Barbacoa and refried beans
Whenever you witness an elderly woman folding dough and flattening it for tortillas -- whether for corn or flour tortillas -- order tacos on those tortillas. At this Houston standout, flour is the tortilla of the choice. The thin, nearly transparent discs are to be smeared with refried beans and packed with glistening barbacoa.
Cooked in a pressure cooker taller than a couple of jockeys out back, Gerardo’s cachete (soft beef cheek) strung with rivulets of fat is a dreamy taco.
Chicharron and egg
Fried and stewed chicharrones are a staple of Mexican cuisine on either side of the border. At longtime Bayou City standard bearer Villa Arcos, it comes crunchier than softer with a salty edge and a generous scoop of scrambled eggs in a homemade flour tortilla.
Cabrito al pastor
Select a cut of cabrito that has been split open on a skewer and roasted vertically set above the mesquite-burning grill. Then get ready to make tacos of meat that occasionally reaches over the gamey border but is every bit a shining example of a Rio Grande Valley specialty, including the northern Mexican side.
Scads of restaurants claim they offer dishes from across Mexico’s culinary landscape, but Pico’s delivers on the promise with chilorio, a simmered pork specialty of the Northern state of Sinaloa, that is rife with notes both sweet and hot from its chile-based marinade.
Texas’ largest metropolis isn’t appreciated for the taco city that it is. Its taco truck scene is stunning. At the top is Canino Produce Co. farmers market’s Taqueria Tacambaro, a trailer serving primo chopped mollejas (sweetbreads) sans the funkiness that turns people off to innards.
Roll-up in your car or step up to the narrow inside counter for the finest example of carne guisada, a heavy-handed ladling of beef in a silky, pungent gravy stew, this side of the Rio Grande
Rajas con queso
This hash of poblano strips with cheese is a classic Mexican breakfast taco, but is a rarity stateside.
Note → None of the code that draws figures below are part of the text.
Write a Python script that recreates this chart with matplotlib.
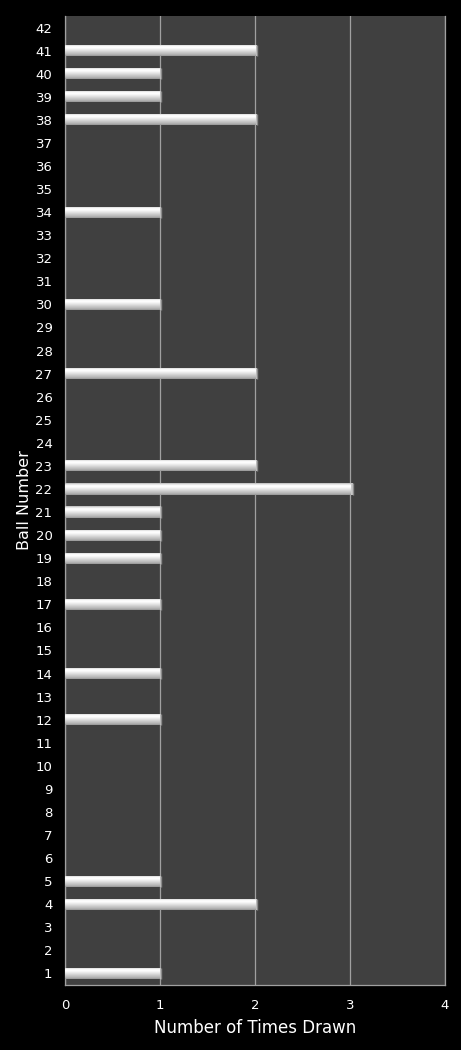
import matplotlib
matplotlib.use("Agg")
import matplotlib.pyplot as plt
import numpy as np

# ball numbers and how often each was drawn
balls = list(range(1, 43))
drawn = {1: 1, 4: 2, 5: 1, 12: 1, 14: 1, 17: 1, 19: 1, 20: 1, 21: 1, 22: 3,
         23: 2, 27: 2, 30: 1, 34: 1, 38: 2, 39: 1, 40: 1, 41: 2}
counts = [drawn.get(b, 0) for b in balls]
xticks = [0, 1, 2, 3, 4]

fig = plt.figure(figsize=(4.61, 10.5), dpi=100, facecolor="black")
ax = fig.add_axes([65/461, 65/1050, 380/461, 969/1050])
ax.set_facecolor("#404040")

bars = ax.barh(balls, counts, height=0.48, color="#c8c8c8", edgecolor="none", zorder=3)

# glossy look: vertical gradient (top row first) clipped to each bar
grad = np.array([0.78, 0.92, 1.0, 0.99, 0.95, 0.90, 0.85, 0.80, 0.75, 0.70, 0.62]).reshape(-1, 1)
for b in bars:
    w = b.get_width()
    if w <= 0:
        continue
    y0 = b.get_y()
    h = b.get_height()
    im = ax.imshow(grad, cmap="gray", vmin=0, vmax=1, aspect="auto",
                   extent=[0, w * 1.01, y0, y0 + h], origin="upper", zorder=4,
                   interpolation="bilinear")
    im.set_clip_path(b)
    b.set_width(w * 1.01)
    # darker cap at the right end
    ax.plot([w * 1.01, w * 1.01], [y0, y0 + h], color="#8a8a8a", lw=1.0, zorder=5,
            solid_capstyle="butt")

ax.set_xlim(0, 4)
ax.set_ylim(0.5, 42.5)
ax.set_xticks(xticks)
ax.set_yticks(balls)
ax.set_yticklabels([str(b) for b in balls])
ax.xaxis.grid(True, color="#a0a0a0", lw=0.9, zorder=1)
ax.set_axisbelow(True)

ax.spines["top"].set_visible(False)
for s in ["bottom", "right", "left"]:
    ax.spines[s].set_color("#a0a0a0")
    ax.spines[s].set_linewidth(0.9)

ax.tick_params(axis="both", length=0, colors="white", labelsize=9.5)
ax.tick_params(axis="y", pad=9)
ax.tick_params(axis="x", pad=10)

ax.set_xlabel("Number of Times Drawn", color="white", fontsize=12, labelpad=5)
ax.set_ylabel("Ball Number", color="white", fontsize=11.5)
ax.yaxis.set_label_coords(-0.088, 0.5)

fig.savefig("out.png", dpi=100, facecolor="black")
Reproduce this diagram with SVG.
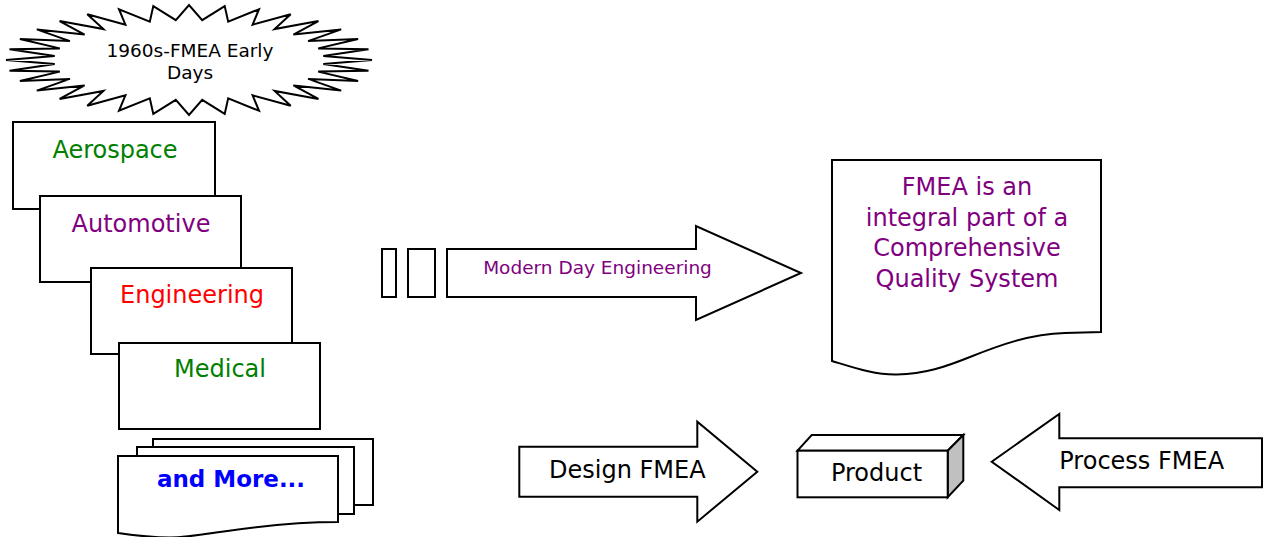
<svg xmlns="http://www.w3.org/2000/svg" width="1263" height="537" viewBox="0 0 1263 537">
  <style>
    .shape { fill: #ffffff; stroke: #000000; stroke-width: 2; stroke-linejoin: miter; }
    .label { font-family: "DejaVu Sans", Verdana, sans-serif; text-anchor: middle; }
    .big { font-size: 24px; }
    .green { fill: #008000; }
    .purple { fill: #800080; }
    .red { fill: #ff0000; }
    .blue { fill: #0000ff; font-weight: bold; }
    .black { fill: #000000; }
  </style>
  <rect x="0" y="0" width="1263" height="537" fill="#ffffff"/>

  <!-- burst: early days (32-point star on an ellipse) -->
  <g id="early-days">
    <polygon class="shape" points="372,60 323.3,56.1 368.5,49.3 318.2,48.4 358.1,39 308.1,41.1 341.2,29.4 293.4,34.6 318.4,21.1 274.6,29.1 290.7,14.3 252.6,24.7 259,9.2 228.2,21.7 224.7,6.1 202.2,20.2 189,5 175.8,20.2 153.3,6.1 149.8,21.7 119,9.2 125.4,24.7 87.3,14.3 103.4,29.1 59.6,21.1 84.6,34.6 36.8,29.4 69.9,41.1 19.9,39 59.8,48.4 9.5,49.3 54.7,56.1 6,60 54.7,63.9 9.5,70.7 59.8,71.6 19.9,81 69.9,78.9 36.8,90.6 84.6,85.4 59.6,98.9 103.4,90.9 87.3,105.7 125.4,95.3 119,110.8 149.8,98.3 153.3,113.9 175.8,99.8 189,115 202.2,99.8 224.7,113.9 228.2,98.3 259,110.8 252.6,95.3 290.7,105.7 274.6,90.9 318.4,98.9 293.4,85.4 341.2,90.6 308.1,78.9 358.1,81 318.2,71.6 368.5,70.7 323.3,63.9"/>
    <text class="label black" x="190" y="57" font-size="18.5">1960s-FMEA Early</text>
    <text class="label black" x="190" y="78.5" font-size="18.5">Days</text>
  </g>

  <!-- industry cards -->
  <g id="aerospace">
    <rect class="shape" x="13" y="122" width="202" height="87"/>
    <text class="label big green" x="115" y="158">Aerospace</text>
  </g>
  <g id="automotive">
    <rect class="shape" x="40" y="196" width="201" height="86"/>
    <text class="label big purple" x="141" y="232">Automotive</text>
  </g>
  <g id="engineering">
    <rect class="shape" x="91" y="268" width="201" height="86"/>
    <text class="label big red" x="192" y="303">Engineering</text>
  </g>
  <g id="medical">
    <rect class="shape" x="119" y="343" width="201" height="86"/>
    <text class="label big green" x="220" y="377">Medical</text>
  </g>
  <g id="and-more">
    <rect class="shape" x="153" y="439" width="220" height="66"/>
    <rect class="shape" x="137" y="447" width="217" height="67"/>
    <path class="shape" d="M118,456 H338 V522 C300,522 260,526 220,532 C200,535 185,537.5 170,537.5 C150,537.5 135,535.5 118,533 Z"/>
    <text class="label blue" x="231" y="487" font-size="23">and More...</text>
  </g>

  <!-- quality system document -->
  <g id="quality-system">
    <path class="shape" d="M832,160 H1101 V332 L1065,333 C1030,334 1000,345 970,357 C945,367 925,374 897,374.5 C875,375 855,368 832,361 Z"/>
    <text class="label big purple" x="967" y="195">FMEA is an</text>
    <text class="label big purple" x="967" y="225.5">integral part of a</text>
    <text class="label big purple" x="967" y="256">Comprehensive</text>
    <text class="label big purple" x="967" y="287">Quality System</text>
  </g>

  <!-- product block -->
  <g id="product">
    <polygon class="shape" points="797.5,450.7 811.7,435 963.3,435 947.7,450.7"/>
    <polygon class="shape" points="947.7,450.7 963.3,435 963.3,480.7 947.7,497.3" style="fill:#c0c0c0"/>
    <rect class="shape" x="797.5" y="450.7" width="150.2" height="46.6"/>
    <text class="label big black" x="876.5" y="481">Product</text>
  </g>

  <!-- block arrows -->
  <g id="connectors">
    <g id="modern-day-engineering">
      <rect class="shape" x="382" y="249" width="14" height="48"/>
      <rect class="shape" x="408" y="249" width="27" height="48"/>
      <polygon class="shape" points="447,249 696,249 696,226 801,273 696,320 696,297 447,297"/>
      <text class="label purple" x="597.5" y="274" font-size="18.5">Modern Day Engineering</text>
    </g>
    <g id="design-fmea">
      <polygon class="shape" points="519.3,446.7 697.3,446.7 697.3,421.7 757.3,471.7 697.3,521.7 697.3,496.7 519.3,496.7"/>
      <text class="label big black" x="627.3" y="478.3">Design FMEA</text>
    </g>
    <g id="process-fmea">
      <polygon class="shape" points="1262,438.3 1059.3,438.3 1059.3,414 991.7,461.7 1059.3,510 1059.3,487.3 1262,487.3"/>
      <text class="label big black" x="1141.7" y="469.3">Process FMEA</text>
    </g>
  </g>
</svg>
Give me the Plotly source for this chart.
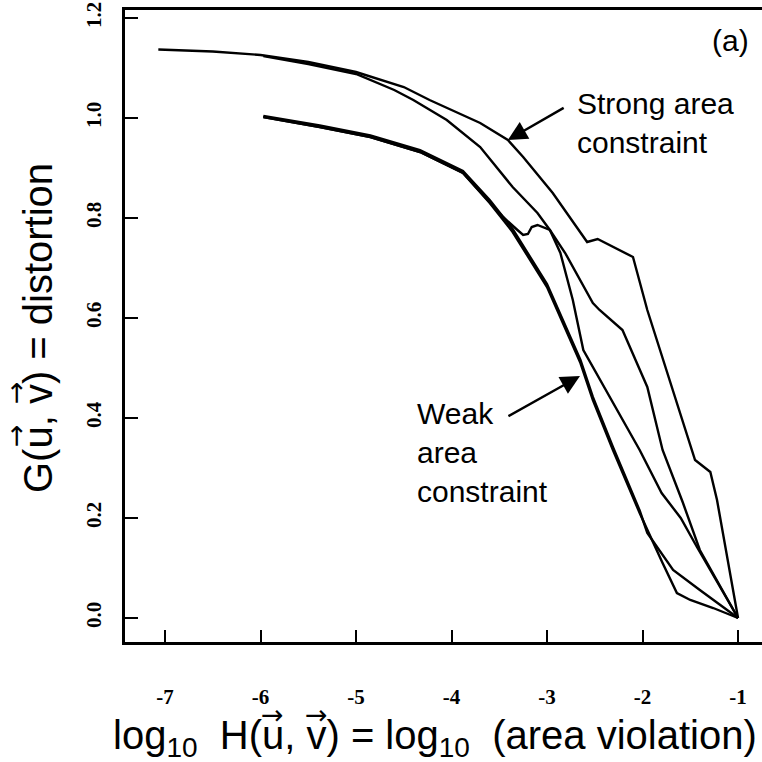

The version at Brothers is rarer than that, being that it is a punchy stew of chile ribbons popping with blocks of white cheese.
Let’s be honest: West Texas is a taco desert. So thank heaven for an oasis such as Martinez and its rich beef barbacoa, served in clumped strands that tear apart when you need them to.
Taco al pastor
In the land of crispy taco, one taco stands unbroken above the rest. And it’s found at this old-school drive-in taco joint where corn tortillas are filled with zesty vermillion-hued pork shaved from a spit and chopped to bits before delivery via carhop.
Barbacoa and Big Red soda is a segment of the food pyramid in San Antonio. Tommy’s is so proud of theirs, the restaurant painted a “Big Red and Barbacoa Everyday” mural on an exterior yellow wall of the Wurzbach outpost. Heed the call for the dynamite beef cheek, shredded and shimmering -- but not greasy -- nestled in a padded flour tortilla.
The Bicycle Heaven
Enjoying this jumble of fajita, potatoes, cheese, and avocado is easier than remembering how to ride a bicycle. Only The Bicycle Heaven, soft and comforting, is more like warm laundry than gears and saddles.
Egg with bacon
The first sign you’re about to experience greatness at The Original Donut Shop is the line of cars that begins in the gas station parking lot down the street and leads to the beloved breakfast spot’s drive-thru. The second and third signs are the line inside and that whatever else customers order, an egg taco with bacon is always requested. It’s nothing complex either: just a magnificent union of handmade flour tortilla, bouncy scramble eggs, and two strips of brick-red bacon. It’s often in simplicity where taco greatness resides.
Machacado con huevo
The blue ribbon for quixotic taqueria name goes to... Datapoint, where, before the machacado con huevo (dried salt beef pulverized to a fluffy consistency and rehydrated in scrambled eggs) is the breakfast taco before all other breakfast tacos. Soft and comforting, the machacado con huevo tacos eases you into the humid San Antonio day.
Ray’s Drive Inn is as close as we have to a Texas taco temple. Its Eucharist is the Lone Star State’s best puffy taco, raw corn masa that is deep fried until it inflates and is formed into a shell. Then it’s filled with lightly seasoned ground beef that’s topped with the Tex-Mex trinity of lettuce, tomato, and cheese. The result is a taco that is light, snappy, and not long for this world. Go easy on the Instagramming. Thirty seconds is probably all you got before the whole parcel turns to mush.
Taco Loco No. 2
Fill up early for a day in Texas’ cultural and culinary capital at the one and only tchotchke-packed Maria’s Cafe. And do it with Taco Loco No. 2, a super taco of sliced weenies, potatoes, refried beans, pico de gallo, and cheese to bind the glorious clash in a handmade flour tortilla.